As the leaders of the G8 nations gather this week in Northern Japan to discuss the issues of rising oil prices, greenhouse gases, world poverty, the current food crisis and what to do about Robert Mugabe of Zimbabwe they might take a little time to consider alternatives to corn and wheat as bio fuel additives.
A discussion about Sweet Sorghum might actually touch on all of the agenda issues, might even help Zimbabwe get their agricultural failures back on track.
Sweet Sorghum is a corn like plant. It grows taller, produces a grain, needs little water, can be cultivated in poor soil and used to produce ethanol.
Unlike corn, which requires the plant’s grain to produce fuel, sweet sorghum only has to provide the plant stalk, the grain remains with the farmer for personal food or feed for livestock.

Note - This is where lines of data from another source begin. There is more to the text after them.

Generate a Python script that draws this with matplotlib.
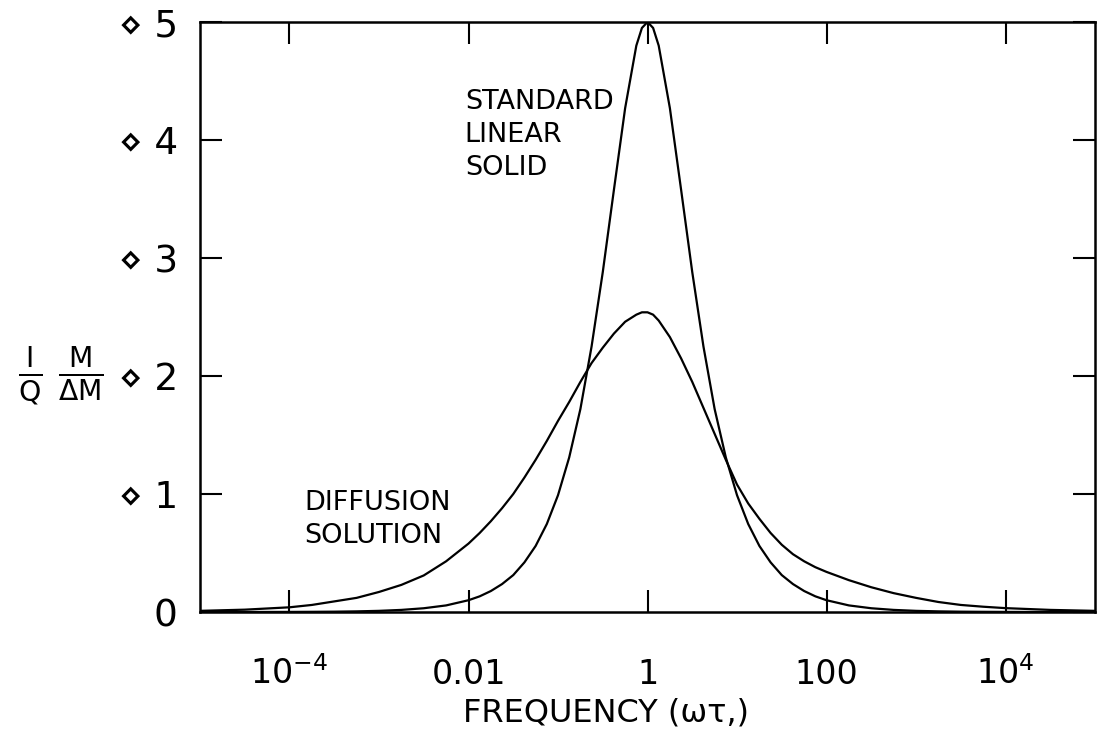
import matplotlib
matplotlib.use('Agg')
import matplotlib.pyplot as plt
import numpy as np

log_freq = [-5, -4.5, -4, -3.75, -3.5, -3.25, -3, -2.75, -2.5, -2.25, -2,
            -1.875, -1.75, -1.625, -1.5, -1.375, -1.25, -1.125, -1,
            -0.875, -0.75, -0.625, -0.5, -0.375, -0.25, -0.125, -0.0625, 0,
            0.0625, 0.125, 0.25, 0.375, 0.5, 0.625, 0.75, 0.875,
            1, 1.125, 1.25, 1.375, 1.5, 1.625, 1.75, 1.875,
            2, 2.25, 2.5, 2.75, 3, 3.25, 3.5, 3.75, 4, 4.5, 5]

standard_linear_solid = [0.00001, 0.00003, 0.0001, 0.00018, 0.0003, 0.00056, 0.001,
                         0.0018, 0.0032, 0.0056, 0.010,
                         0.0133, 0.0178, 0.0237, 0.0313, 0.0421, 0.0560, 0.0746, 0.099,
                         0.131, 0.172, 0.225, 0.288, 0.358, 0.427, 0.480, 0.495, 0.500,
                         0.495, 0.480, 0.427, 0.358, 0.288, 0.225, 0.172, 0.131,
                         0.099, 0.0746, 0.0560, 0.0421, 0.0313, 0.0237, 0.0178, 0.0133,
                         0.010, 0.0056, 0.0032, 0.0018, 0.001, 0.00056, 0.0003, 0.00018,
                         0.0001, 0.00003, 0.00001]

diffusion_solution = [0.001, 0.002, 0.004, 0.006, 0.009, 0.012, 0.017,
                      0.023, 0.031, 0.043, 0.058,
                      0.067, 0.077, 0.088, 0.100, 0.114, 0.129, 0.145, 0.162,
                      0.178, 0.195, 0.211, 0.224, 0.236, 0.246, 0.252, 0.254, 0.254,
                      0.252, 0.247, 0.233, 0.215, 0.195, 0.173, 0.151, 0.129,
                      0.108, 0.092, 0.079, 0.067, 0.057, 0.049, 0.043, 0.038,
                      0.034, 0.027, 0.021, 0.016, 0.012, 0.0085, 0.006, 0.0045,
                      0.0033, 0.0018, 0.001]

x_ticks = [1e-4, 1e-2, 1, 1e2, 1e4]
x_tick_labels = [r'$\mathdefault{10^{-4}}$', '0.01', '1', '100', r'$\mathdefault{10^{4}}$']
y_ticks = [0, 0.1, 0.2, 0.3, 0.4, 0.5]
y_tick_labels = ['0', '\u22c4 1', '\u22c4 2', '\u22c4 3', '\u22c4 4', '\u22c4 5']

plt.rcParams['font.family'] = ['DejaVu Sans']
plt.rcParams['mathtext.fontset'] = 'dejavusans'

fig = plt.figure(figsize=(11, 7.32), dpi=100)
ax = fig.add_axes([0.1818, 0.1639, 0.8137, 0.806])

freq = 10.0 ** np.array(log_freq)
ax.plot(freq, standard_linear_solid, color='black', lw=1.6)
ax.plot(freq, diffusion_solution, color='black', lw=1.6)

ax.set_xscale('log')
ax.set_xlim(1e-5, 1e5)
ax.set_ylim(0, 0.5)
ax.minorticks_off()

ax.set_xticks(x_ticks)
ax.set_xticklabels(x_tick_labels, fontsize=24)
ax.set_yticks(y_ticks)
ax.set_yticklabels(y_tick_labels, fontsize=27)

ax.tick_params(axis='both', which='major', direction='in', length=16, width=1.5,
               top=True, right=True)
ax.tick_params(axis='x', pad=52)
ax.tick_params(axis='y', pad=16)
for lbl in ax.get_xticklabels():
    lbl.set_verticalalignment('baseline')

for s in ax.spines.values():
    s.set_linewidth(1.8)

ax.set_xlabel('FREQUENCY (\u03c9\u03c4,)', fontsize=23)
ax.xaxis.set_label_coords(0.454, -0.145)
ax.set_ylabel(r'$\frac{\mathrm{I}}{\mathrm{Q}}\ \frac{\mathrm{M}}{\Delta \mathrm{M}}$',
              fontsize=29, rotation=0, va='center')
ax.yaxis.set_label_coords(-0.155, 0.40)

ax.text(0.0091, 0.443, 'STANDARD\nLINEAR\nSOLID', fontsize=19.5,
        va='top', ha='left', linespacing=1.35)
ax.text(1.47e-4, 0.103, 'DIFFUSION\nSOLUTION', fontsize=19.5,
        va='top', ha='left', linespacing=1.35)

fig.savefig('out.png', dpi=100)
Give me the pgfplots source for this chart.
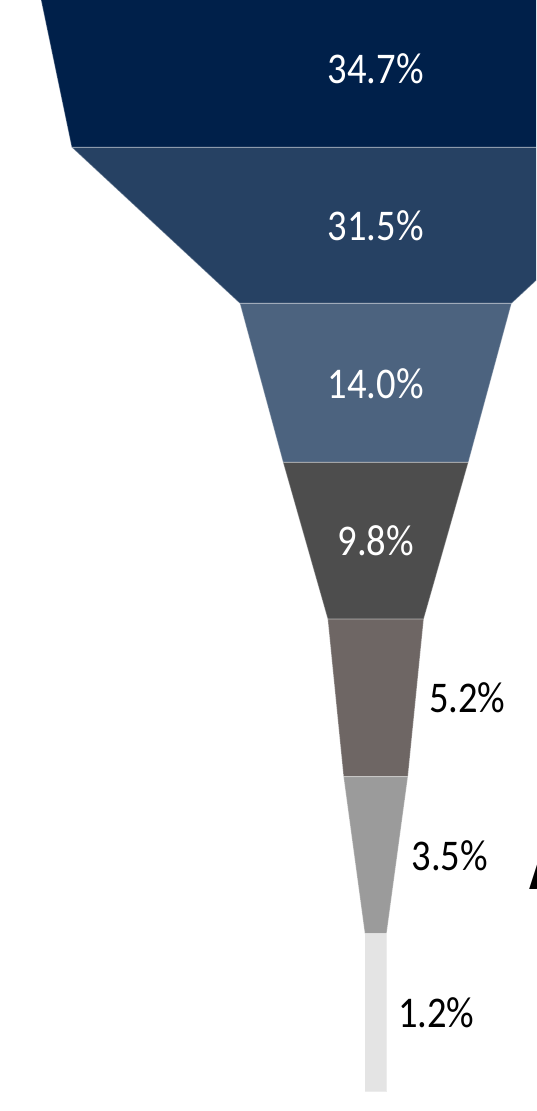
\documentclass[border=0pt]{standalone}
\usepackage{pgfplots}
\pgfplotsset{compat=1.18}
\usepackage{fontspec}
\setmainfont{Carlito}[FakeStretch=0.88]

\definecolor{s1}{HTML}{00204A}
\definecolor{s2}{HTML}{264163}
\definecolor{s3}{HTML}{4C637F}
\definecolor{s4}{HTML}{4D4D4D}
\definecolor{s5}{HTML}{6E6664}
\definecolor{s6}{HTML}{9B9B9B}
\definecolor{s7}{HTML}{E4E4E4}

\tikzset{
    seg/.style={draw=white, draw opacity=0.3, line width=0.5pt},
    lbl/.style={inner sep=0pt, font=\fontsize{21.9}{26}\selectfont},
}

\begin{document}
\begin{tikzpicture}
\begin{axis}[
    scale only axis,
    width=268pt,
    height=555.5pt,
    xmin=-375.7, xmax=160.3,
    ymin=0, ymax=1111,
    y dir=reverse,
    hide axis,
    clip=true,
]
% funnel segments, half widths at each boundary
\addplot[seg, fill=s1] coordinates {(-336.7,-9.7) (336.7,-9.7) (304,147.3) (-304,147.3)} -- cycle;
\addplot[seg, fill=s2] coordinates {(-304,147.3) (304,147.3) (135.8,303.5) (-135.8,303.5)} -- cycle;
\addplot[seg, fill=s3] coordinates {(-135.8,303.5) (135.8,303.5) (92.6,462.5) (-92.6,462.5)} -- cycle;
\addplot[seg, fill=s4] coordinates {(-92.6,462.5) (92.6,462.5) (48,619) (-48,619)} -- cycle;
\addplot[seg, fill=s5] coordinates {(-48,619) (48,619) (32.2,776.5) (-32.2,776.5)} -- cycle;
\addplot[seg, fill=s6] coordinates {(-32.2,776.5) (32.2,776.5) (10.9,933.5) (-10.9,933.5)} -- cycle;
\addplot[seg, fill=s7] coordinates {(-10.9,933.5) (10.9,933.5) (10.9,1091.5) (-10.9,1091.5)} -- cycle;

\node[lbl, white] at (axis cs:0,69) {34.7\%};
\node[lbl, white] at (axis cs:0,225.5) {31.5\%};
\node[lbl, white] at (axis cs:0,383.5) {14.0\%};
\node[lbl, white] at (axis cs:0,541) {9.8\%};
\node[lbl, anchor=west] at (axis cs:53,698) {5.2\%};
\node[lbl, anchor=west] at (axis cs:35.5,856) {3.5\%};
\node[lbl, anchor=west] at (axis cs:22,1013) {1.2\%};
\node[anchor=base west, inner sep=0pt, font=\fontsize{40}{40}\selectfont\bfseries] at (axis cs:153,889) {A};
\end{axis}
\pgfresetboundingbox
\path[use as bounding box] (current axis.south west) rectangle (current axis.north east);
\end{tikzpicture}
\end{document}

The global demand for ethanol has contributed to the rising costs of food grains like corn, wheat and rice, food that could be better used for human consumption.
As an added bonus sweet sorghum requires less energy to produce fuel than traditional grains.
It takes one and half units of energy to produce one energy unit of corn ethanol. In developing nations sweet sorghum can yield eight units of energy for every energy unit needed to produce it.
Sweet sorghum can grow with limited irrigation, can survive some flooding and tolerate a degree of salt water. It can grow in dry areas allowing it to flourish unlike other bio fuel additves such as Palm Oil which needs rain forest like conditions or sugar cane which needs good soil and water.
G8 meetings have long been characterized as being events of political paralysis. Over the years of the meetings there has been very little resolve about major global issues.
The G8 communiques have always spoken about dealing with issues like global warming at a future date, on a future agenda.
It would seem that the only things that change during the G8 meetings are the weather, the cost of fuel and the rising cost of food but not the politics.